[AIM OF THE EXERCISE]: Among the entries below, one stretch runs from the line that contains "Emit a LaTeX" through the line that contains "(title) at (28,16)". Repeat that stretch exactly, ends included, and only that.

Dataset excerpt
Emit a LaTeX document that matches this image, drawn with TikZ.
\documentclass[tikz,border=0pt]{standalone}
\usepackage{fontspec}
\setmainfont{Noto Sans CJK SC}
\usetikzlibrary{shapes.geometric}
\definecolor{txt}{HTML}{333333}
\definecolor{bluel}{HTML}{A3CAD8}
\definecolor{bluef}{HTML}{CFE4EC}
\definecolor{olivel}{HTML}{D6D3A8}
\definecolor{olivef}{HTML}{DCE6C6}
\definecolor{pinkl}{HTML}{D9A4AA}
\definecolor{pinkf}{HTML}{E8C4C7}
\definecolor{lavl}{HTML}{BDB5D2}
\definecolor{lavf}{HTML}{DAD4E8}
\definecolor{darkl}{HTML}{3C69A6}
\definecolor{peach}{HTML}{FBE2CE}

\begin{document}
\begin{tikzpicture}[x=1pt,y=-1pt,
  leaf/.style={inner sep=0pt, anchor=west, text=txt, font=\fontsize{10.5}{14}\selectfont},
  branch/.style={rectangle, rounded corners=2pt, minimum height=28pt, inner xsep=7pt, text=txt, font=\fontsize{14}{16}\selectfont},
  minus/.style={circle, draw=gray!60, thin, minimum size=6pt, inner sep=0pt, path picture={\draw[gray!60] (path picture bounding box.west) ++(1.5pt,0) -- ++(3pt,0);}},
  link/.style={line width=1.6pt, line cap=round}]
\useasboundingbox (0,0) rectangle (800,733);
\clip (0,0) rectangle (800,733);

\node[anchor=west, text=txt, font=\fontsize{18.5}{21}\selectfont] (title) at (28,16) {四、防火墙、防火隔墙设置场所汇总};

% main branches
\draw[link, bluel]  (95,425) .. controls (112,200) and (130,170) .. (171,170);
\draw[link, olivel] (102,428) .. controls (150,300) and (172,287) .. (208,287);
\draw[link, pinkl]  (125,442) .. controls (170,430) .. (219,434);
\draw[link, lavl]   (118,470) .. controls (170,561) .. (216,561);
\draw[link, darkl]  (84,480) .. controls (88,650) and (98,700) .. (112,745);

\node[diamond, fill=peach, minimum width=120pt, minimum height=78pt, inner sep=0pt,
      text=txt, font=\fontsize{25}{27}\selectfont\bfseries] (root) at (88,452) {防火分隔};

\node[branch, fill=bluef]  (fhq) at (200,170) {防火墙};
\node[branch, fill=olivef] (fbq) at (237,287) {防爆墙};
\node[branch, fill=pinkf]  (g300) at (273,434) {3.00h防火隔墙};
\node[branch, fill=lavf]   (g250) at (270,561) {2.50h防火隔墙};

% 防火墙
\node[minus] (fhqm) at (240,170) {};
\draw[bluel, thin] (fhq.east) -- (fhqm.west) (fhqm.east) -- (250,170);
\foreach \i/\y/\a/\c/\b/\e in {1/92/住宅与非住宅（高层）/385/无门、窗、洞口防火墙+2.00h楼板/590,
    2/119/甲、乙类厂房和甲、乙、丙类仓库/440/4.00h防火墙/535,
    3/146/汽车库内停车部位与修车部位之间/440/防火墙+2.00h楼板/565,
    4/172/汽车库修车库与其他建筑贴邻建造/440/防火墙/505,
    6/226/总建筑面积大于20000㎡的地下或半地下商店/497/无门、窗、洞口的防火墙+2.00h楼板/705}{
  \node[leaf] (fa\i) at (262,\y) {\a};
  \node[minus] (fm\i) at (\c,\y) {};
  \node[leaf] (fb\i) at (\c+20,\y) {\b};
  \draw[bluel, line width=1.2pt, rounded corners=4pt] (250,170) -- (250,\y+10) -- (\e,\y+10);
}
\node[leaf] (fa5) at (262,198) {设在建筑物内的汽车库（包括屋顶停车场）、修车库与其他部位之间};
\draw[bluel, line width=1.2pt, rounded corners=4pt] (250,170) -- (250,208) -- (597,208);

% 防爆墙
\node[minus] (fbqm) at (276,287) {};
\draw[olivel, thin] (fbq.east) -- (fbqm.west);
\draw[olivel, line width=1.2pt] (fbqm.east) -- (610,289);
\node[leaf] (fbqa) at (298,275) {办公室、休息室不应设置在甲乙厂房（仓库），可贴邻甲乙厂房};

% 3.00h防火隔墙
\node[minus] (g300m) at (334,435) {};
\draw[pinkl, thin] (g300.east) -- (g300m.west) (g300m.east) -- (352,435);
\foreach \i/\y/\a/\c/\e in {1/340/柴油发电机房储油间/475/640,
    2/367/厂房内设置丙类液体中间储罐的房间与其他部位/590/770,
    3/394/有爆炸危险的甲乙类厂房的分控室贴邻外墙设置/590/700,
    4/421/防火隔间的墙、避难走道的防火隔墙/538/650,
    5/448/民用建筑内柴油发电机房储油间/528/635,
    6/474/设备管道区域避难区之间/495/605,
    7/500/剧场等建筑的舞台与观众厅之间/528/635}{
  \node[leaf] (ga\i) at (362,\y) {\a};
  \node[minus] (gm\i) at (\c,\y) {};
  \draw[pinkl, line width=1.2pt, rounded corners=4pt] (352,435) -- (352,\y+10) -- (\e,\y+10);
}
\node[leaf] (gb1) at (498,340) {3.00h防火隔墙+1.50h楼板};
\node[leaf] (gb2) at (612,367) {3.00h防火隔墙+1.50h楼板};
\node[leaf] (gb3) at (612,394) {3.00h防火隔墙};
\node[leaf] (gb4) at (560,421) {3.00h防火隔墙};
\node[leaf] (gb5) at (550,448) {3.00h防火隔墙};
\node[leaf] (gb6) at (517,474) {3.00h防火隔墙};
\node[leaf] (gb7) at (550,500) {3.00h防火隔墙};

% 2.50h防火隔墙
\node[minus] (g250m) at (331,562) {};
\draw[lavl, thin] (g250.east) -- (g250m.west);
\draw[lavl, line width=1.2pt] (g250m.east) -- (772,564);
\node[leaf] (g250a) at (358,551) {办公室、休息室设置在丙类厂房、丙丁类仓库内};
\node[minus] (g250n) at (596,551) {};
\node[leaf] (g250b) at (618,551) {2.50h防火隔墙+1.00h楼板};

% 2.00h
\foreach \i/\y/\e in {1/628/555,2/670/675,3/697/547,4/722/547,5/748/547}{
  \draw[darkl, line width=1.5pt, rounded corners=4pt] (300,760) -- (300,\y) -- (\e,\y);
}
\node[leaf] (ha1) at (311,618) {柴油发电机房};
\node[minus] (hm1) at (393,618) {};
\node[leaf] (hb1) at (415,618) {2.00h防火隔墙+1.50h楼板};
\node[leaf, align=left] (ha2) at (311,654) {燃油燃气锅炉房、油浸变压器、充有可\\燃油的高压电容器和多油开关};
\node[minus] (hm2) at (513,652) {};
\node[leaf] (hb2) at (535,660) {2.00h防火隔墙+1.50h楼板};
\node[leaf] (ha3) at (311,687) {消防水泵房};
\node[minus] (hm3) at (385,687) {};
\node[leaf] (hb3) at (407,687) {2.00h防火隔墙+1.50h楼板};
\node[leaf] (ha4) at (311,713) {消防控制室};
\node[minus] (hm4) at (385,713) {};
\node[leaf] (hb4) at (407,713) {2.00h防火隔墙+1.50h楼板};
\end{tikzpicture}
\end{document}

---

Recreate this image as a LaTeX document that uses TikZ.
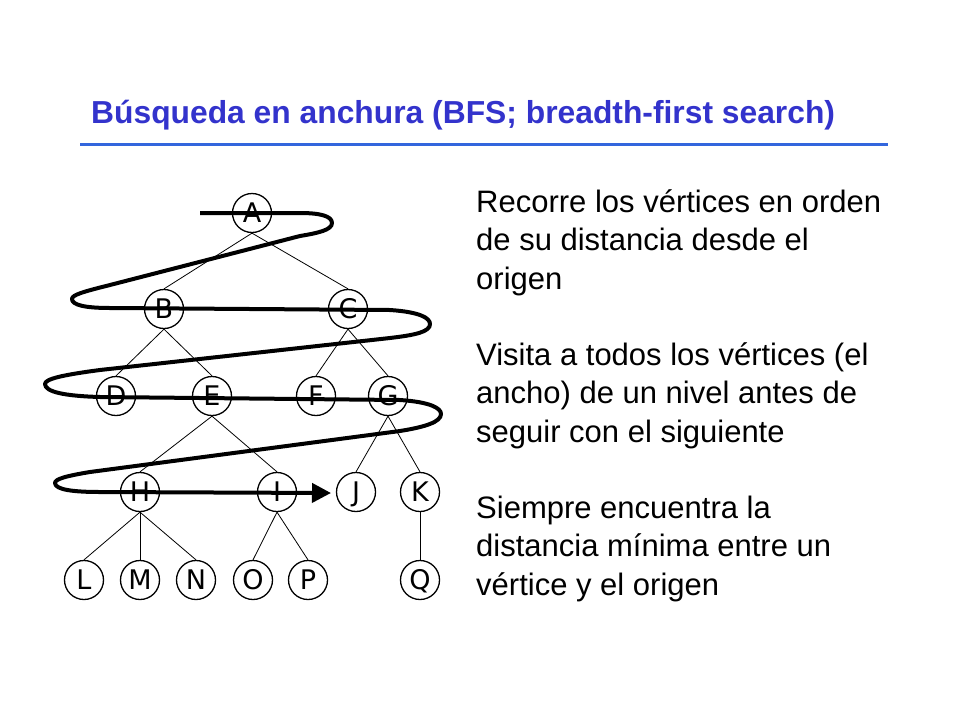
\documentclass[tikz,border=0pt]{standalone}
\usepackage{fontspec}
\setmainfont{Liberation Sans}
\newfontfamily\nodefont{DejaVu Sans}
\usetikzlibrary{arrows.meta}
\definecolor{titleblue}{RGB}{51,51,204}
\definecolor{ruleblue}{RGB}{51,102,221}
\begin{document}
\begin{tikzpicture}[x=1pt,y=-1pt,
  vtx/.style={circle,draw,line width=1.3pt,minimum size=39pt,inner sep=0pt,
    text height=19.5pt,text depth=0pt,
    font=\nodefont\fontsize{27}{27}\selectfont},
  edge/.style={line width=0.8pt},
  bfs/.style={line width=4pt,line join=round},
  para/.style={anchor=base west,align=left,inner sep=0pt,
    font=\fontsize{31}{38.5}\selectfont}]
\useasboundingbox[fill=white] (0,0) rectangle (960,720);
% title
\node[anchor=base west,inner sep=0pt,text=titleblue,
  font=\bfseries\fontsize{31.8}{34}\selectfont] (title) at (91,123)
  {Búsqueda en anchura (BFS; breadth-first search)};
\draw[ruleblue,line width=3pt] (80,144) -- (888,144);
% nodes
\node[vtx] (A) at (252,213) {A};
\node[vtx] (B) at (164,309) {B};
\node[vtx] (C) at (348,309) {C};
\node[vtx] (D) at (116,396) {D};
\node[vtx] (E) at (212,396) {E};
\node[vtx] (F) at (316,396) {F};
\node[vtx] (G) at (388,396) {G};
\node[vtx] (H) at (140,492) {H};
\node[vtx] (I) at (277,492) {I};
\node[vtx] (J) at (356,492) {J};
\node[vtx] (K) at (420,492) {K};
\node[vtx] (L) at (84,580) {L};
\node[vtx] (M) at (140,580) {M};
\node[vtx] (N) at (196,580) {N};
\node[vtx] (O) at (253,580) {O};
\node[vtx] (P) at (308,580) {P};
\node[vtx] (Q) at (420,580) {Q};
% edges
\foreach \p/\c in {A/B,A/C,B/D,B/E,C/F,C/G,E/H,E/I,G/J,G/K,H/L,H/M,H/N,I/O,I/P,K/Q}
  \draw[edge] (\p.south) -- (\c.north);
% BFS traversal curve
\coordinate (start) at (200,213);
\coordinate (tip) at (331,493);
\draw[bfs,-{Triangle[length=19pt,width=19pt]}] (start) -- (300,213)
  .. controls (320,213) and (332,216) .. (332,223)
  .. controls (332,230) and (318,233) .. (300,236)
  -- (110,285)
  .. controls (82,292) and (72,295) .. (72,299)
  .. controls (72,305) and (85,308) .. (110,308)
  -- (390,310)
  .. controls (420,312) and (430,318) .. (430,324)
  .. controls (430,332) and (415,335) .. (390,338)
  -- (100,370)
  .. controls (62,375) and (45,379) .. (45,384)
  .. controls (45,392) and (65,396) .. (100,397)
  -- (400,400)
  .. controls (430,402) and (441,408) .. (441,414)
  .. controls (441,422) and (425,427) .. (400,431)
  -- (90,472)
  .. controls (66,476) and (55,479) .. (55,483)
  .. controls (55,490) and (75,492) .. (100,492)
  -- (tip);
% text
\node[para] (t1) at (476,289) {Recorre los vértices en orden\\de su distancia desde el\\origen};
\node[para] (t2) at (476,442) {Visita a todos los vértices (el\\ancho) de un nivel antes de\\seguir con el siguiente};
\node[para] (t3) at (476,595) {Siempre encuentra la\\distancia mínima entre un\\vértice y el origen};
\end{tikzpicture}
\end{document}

[THE RESPONSE]:
Emit a LaTeX document that matches this image, drawn with TikZ.
\documentclass[tikz,border=0pt]{standalone}
\usepackage{fontspec}
\setmainfont{Noto Sans CJK SC}
\usetikzlibrary{shapes.geometric}
\definecolor{txt}{HTML}{333333}
\definecolor{bluel}{HTML}{A3CAD8}
\definecolor{bluef}{HTML}{CFE4EC}
\definecolor{olivel}{HTML}{D6D3A8}
\definecolor{olivef}{HTML}{DCE6C6}
\definecolor{pinkl}{HTML}{D9A4AA}
\definecolor{pinkf}{HTML}{E8C4C7}
\definecolor{lavl}{HTML}{BDB5D2}
\definecolor{lavf}{HTML}{DAD4E8}
\definecolor{darkl}{HTML}{3C69A6}
\definecolor{peach}{HTML}{FBE2CE}

\begin{document}
\begin{tikzpicture}[x=1pt,y=-1pt,
  leaf/.style={inner sep=0pt, anchor=west, text=txt, font=\fontsize{10.5}{14}\selectfont},
  branch/.style={rectangle, rounded corners=2pt, minimum height=28pt, inner xsep=7pt, text=txt, font=\fontsize{14}{16}\selectfont},
  minus/.style={circle, draw=gray!60, thin, minimum size=6pt, inner sep=0pt, path picture={\draw[gray!60] (path picture bounding box.west) ++(1.5pt,0) -- ++(3pt,0);}},
  link/.style={line width=1.6pt, line cap=round}]
\useasboundingbox (0,0) rectangle (800,733);
\clip (0,0) rectangle (800,733);

\node[anchor=west, text=txt, font=\fontsize{18.5}{21}\selectfont] (title) at (28,16) {四、防火墙、防火隔墙设置场所汇总};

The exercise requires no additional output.